— begin INPUT MATERIAL —

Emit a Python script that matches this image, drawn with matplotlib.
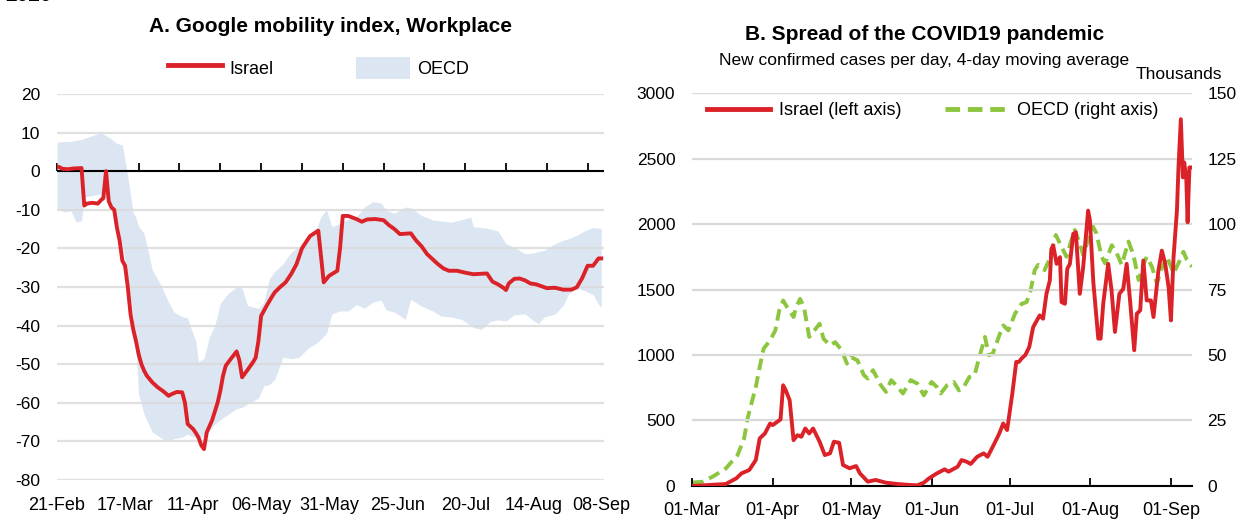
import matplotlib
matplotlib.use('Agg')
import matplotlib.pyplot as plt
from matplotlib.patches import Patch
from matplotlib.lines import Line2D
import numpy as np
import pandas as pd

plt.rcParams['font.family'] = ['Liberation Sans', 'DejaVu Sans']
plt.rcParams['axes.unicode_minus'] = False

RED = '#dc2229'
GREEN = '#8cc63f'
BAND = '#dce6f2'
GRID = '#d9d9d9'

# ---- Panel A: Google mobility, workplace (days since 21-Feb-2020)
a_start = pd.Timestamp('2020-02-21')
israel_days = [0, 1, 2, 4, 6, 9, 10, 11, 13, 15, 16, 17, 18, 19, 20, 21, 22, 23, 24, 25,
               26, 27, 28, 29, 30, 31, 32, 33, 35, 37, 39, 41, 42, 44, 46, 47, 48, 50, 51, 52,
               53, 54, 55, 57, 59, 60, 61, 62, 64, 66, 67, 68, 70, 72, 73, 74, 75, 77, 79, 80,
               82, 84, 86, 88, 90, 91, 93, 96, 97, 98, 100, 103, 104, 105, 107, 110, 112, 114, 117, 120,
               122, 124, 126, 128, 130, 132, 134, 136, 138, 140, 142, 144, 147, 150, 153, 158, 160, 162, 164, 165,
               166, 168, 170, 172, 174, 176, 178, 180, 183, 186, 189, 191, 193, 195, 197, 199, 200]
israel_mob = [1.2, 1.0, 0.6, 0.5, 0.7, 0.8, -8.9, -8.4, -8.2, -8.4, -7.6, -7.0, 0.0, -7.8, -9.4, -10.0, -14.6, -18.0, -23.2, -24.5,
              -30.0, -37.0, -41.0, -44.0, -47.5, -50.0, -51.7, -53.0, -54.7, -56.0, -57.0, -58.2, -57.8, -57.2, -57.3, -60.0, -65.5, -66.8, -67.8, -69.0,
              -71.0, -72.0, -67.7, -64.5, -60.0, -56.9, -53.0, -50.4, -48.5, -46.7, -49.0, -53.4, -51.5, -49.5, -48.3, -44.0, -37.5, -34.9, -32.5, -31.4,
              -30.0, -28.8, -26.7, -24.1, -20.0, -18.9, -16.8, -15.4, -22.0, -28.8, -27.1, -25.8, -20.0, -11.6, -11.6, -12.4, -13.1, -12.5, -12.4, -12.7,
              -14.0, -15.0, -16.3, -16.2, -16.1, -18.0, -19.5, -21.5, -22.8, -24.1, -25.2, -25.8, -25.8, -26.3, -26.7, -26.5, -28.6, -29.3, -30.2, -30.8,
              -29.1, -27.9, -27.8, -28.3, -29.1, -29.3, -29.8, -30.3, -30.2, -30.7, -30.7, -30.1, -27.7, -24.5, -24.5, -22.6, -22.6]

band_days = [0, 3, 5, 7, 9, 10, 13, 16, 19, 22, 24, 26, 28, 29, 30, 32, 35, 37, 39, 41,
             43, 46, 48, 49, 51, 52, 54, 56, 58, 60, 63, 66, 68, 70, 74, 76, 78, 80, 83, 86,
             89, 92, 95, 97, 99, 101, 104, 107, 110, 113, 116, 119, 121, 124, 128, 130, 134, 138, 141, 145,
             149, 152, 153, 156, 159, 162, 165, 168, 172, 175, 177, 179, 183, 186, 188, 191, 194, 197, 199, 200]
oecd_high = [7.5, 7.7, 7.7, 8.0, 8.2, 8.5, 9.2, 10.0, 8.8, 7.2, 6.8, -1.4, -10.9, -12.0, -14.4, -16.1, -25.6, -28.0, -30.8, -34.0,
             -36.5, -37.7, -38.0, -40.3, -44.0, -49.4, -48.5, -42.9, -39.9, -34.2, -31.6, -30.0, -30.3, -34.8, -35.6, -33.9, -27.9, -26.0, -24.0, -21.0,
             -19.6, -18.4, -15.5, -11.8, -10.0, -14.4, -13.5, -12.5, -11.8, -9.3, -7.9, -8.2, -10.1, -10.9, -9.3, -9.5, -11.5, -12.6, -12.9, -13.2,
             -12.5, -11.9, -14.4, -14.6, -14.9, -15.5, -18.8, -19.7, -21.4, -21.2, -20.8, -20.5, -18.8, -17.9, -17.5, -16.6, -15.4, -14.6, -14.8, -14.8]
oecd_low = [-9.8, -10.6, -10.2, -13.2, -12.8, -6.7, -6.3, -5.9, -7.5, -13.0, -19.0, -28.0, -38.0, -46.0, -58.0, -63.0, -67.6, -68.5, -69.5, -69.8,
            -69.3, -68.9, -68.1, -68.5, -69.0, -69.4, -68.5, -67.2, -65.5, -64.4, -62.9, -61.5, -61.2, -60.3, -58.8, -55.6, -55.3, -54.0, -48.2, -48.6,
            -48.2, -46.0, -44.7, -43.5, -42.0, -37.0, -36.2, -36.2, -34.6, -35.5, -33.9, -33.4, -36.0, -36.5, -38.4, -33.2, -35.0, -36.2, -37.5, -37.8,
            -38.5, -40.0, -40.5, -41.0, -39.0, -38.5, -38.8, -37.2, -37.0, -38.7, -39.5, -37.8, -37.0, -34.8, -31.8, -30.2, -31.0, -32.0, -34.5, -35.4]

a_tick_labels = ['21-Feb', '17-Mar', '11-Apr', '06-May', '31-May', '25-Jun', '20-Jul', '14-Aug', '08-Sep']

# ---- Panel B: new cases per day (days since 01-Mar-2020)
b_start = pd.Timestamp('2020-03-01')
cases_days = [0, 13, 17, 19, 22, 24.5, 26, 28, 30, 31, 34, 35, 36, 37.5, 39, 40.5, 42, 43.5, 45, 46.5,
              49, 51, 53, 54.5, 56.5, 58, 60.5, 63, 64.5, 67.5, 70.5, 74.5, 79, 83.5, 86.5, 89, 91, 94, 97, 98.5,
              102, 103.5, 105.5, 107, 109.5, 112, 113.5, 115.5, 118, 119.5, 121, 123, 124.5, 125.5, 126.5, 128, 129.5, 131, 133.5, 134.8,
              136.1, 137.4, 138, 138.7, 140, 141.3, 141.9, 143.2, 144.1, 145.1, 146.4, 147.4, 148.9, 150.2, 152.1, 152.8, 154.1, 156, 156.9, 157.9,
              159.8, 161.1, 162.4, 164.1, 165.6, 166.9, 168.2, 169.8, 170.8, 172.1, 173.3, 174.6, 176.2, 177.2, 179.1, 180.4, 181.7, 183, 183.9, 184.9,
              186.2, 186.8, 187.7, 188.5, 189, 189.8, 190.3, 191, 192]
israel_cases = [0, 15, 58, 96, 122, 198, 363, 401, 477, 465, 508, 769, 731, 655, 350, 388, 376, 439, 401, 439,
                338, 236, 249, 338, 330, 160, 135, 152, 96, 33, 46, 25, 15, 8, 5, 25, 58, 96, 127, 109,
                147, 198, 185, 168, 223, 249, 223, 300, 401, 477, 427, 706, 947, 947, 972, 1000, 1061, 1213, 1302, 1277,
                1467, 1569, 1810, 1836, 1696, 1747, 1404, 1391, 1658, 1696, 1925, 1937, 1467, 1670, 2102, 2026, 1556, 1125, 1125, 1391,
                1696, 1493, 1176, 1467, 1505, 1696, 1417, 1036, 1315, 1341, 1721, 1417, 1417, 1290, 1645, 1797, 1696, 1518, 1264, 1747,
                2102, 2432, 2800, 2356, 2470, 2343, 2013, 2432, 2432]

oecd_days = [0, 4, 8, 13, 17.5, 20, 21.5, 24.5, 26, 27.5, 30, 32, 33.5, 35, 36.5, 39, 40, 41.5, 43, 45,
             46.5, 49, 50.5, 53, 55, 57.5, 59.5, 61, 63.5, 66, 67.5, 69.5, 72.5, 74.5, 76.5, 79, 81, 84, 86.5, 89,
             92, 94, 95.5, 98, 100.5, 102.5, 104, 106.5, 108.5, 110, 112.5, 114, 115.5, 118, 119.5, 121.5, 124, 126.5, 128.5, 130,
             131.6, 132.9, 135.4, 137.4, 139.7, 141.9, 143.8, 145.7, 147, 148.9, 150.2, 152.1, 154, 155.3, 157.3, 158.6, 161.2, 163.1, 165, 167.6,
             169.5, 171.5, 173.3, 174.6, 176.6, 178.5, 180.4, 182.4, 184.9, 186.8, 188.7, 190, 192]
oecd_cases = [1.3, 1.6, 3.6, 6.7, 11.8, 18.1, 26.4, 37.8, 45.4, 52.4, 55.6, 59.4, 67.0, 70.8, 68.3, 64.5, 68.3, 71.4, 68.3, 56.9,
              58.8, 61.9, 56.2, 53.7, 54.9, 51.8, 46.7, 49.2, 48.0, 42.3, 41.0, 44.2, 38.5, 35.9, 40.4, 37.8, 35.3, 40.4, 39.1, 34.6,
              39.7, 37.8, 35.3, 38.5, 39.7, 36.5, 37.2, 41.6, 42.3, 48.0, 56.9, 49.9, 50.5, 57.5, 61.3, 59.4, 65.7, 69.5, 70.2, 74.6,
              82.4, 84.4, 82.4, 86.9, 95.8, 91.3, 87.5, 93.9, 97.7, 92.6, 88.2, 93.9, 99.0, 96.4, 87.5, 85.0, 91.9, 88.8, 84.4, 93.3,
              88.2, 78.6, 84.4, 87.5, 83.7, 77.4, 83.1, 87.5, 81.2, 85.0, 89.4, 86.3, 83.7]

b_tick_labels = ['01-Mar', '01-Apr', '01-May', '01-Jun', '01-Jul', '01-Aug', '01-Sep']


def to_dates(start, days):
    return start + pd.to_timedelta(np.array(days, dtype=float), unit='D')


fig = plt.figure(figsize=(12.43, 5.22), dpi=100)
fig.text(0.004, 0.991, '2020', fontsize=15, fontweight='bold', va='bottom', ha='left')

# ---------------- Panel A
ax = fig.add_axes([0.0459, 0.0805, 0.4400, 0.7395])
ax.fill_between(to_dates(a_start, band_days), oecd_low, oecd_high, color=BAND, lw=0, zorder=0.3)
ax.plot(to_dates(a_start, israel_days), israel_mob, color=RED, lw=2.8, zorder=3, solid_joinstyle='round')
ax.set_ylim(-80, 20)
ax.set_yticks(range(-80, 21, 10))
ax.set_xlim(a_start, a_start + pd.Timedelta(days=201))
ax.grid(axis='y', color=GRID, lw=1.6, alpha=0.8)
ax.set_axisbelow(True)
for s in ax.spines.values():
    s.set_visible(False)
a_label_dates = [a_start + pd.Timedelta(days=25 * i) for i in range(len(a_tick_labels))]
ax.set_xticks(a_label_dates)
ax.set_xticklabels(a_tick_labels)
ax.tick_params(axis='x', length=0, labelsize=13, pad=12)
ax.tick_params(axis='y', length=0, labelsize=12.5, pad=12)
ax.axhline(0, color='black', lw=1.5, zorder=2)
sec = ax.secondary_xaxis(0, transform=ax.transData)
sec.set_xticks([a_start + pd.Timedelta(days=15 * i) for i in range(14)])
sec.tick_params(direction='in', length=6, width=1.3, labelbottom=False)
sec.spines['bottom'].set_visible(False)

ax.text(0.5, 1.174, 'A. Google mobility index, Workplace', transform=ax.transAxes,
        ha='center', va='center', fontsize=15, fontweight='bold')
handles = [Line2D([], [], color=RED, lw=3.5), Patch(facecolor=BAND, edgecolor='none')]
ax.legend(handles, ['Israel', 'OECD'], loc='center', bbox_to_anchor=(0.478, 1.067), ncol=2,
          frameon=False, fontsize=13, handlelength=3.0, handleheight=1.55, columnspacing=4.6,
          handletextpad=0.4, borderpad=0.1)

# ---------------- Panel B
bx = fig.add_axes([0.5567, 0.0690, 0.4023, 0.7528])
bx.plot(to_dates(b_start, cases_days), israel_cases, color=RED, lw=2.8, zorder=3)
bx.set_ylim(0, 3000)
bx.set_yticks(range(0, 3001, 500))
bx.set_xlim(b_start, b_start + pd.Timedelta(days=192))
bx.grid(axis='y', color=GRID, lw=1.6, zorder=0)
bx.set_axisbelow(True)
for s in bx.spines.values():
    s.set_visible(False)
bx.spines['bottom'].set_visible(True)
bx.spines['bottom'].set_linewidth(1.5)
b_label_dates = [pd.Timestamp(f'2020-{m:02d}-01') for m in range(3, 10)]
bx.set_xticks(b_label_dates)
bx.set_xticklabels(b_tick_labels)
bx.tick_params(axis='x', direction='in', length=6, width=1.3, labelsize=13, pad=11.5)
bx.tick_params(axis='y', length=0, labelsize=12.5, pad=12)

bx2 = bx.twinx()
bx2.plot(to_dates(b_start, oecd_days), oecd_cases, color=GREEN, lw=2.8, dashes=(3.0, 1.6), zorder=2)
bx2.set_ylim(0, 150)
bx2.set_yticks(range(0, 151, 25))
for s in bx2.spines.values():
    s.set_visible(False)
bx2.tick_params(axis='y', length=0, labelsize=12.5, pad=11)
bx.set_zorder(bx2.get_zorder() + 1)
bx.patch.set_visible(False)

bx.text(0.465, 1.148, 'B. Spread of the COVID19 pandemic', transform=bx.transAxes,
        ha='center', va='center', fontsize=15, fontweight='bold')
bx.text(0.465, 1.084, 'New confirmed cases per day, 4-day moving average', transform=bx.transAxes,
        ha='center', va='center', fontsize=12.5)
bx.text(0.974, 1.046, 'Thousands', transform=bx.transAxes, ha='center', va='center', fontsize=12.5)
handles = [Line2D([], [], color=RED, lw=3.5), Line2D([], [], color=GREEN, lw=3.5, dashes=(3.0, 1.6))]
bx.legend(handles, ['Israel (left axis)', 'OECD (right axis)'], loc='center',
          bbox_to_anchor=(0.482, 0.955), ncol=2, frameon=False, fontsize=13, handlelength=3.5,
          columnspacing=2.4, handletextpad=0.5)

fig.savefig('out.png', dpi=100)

— end INPUT MATERIAL —
— begin INPUT MATERIAL —

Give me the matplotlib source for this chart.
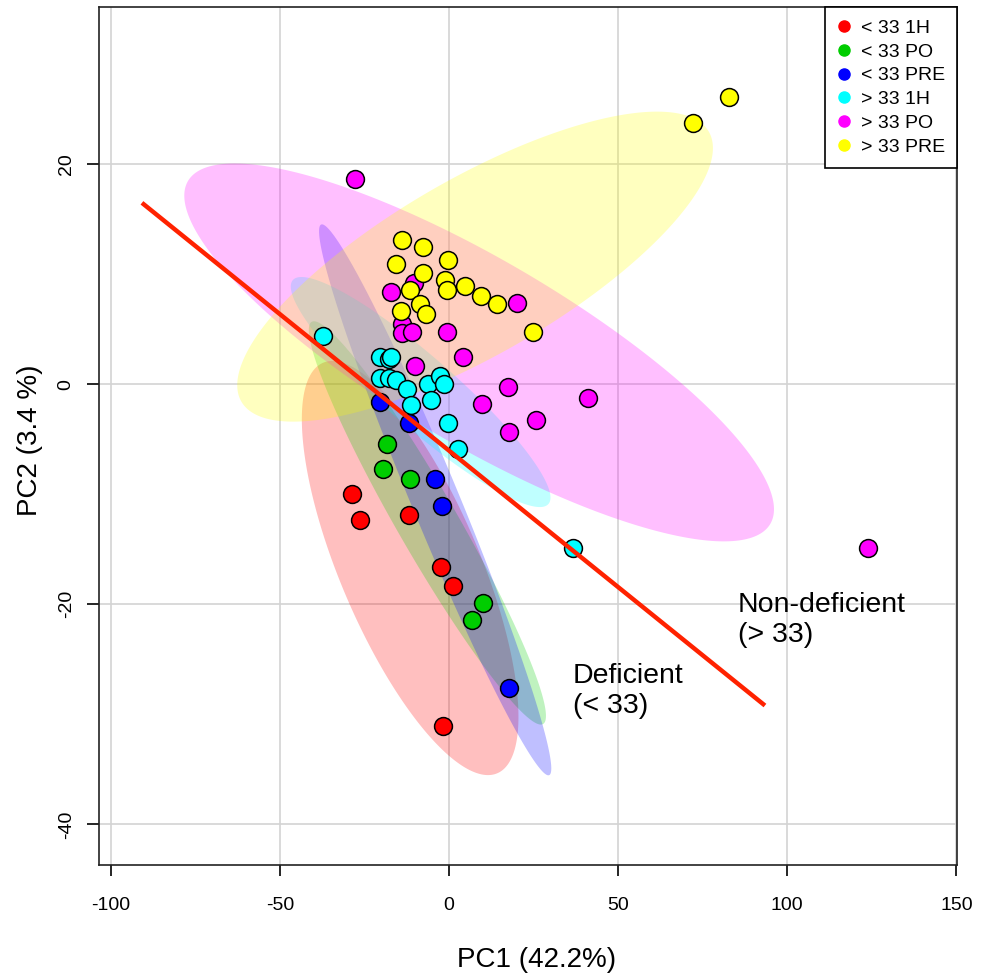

— end INPUT MATERIAL —

TASK DETAILS –
Using the records given above, list every line that includes the word "this".

TASK SOLUTION –
Emit a Python script that matches this image, drawn with matplotlib.
Give me the matplotlib source for this chart.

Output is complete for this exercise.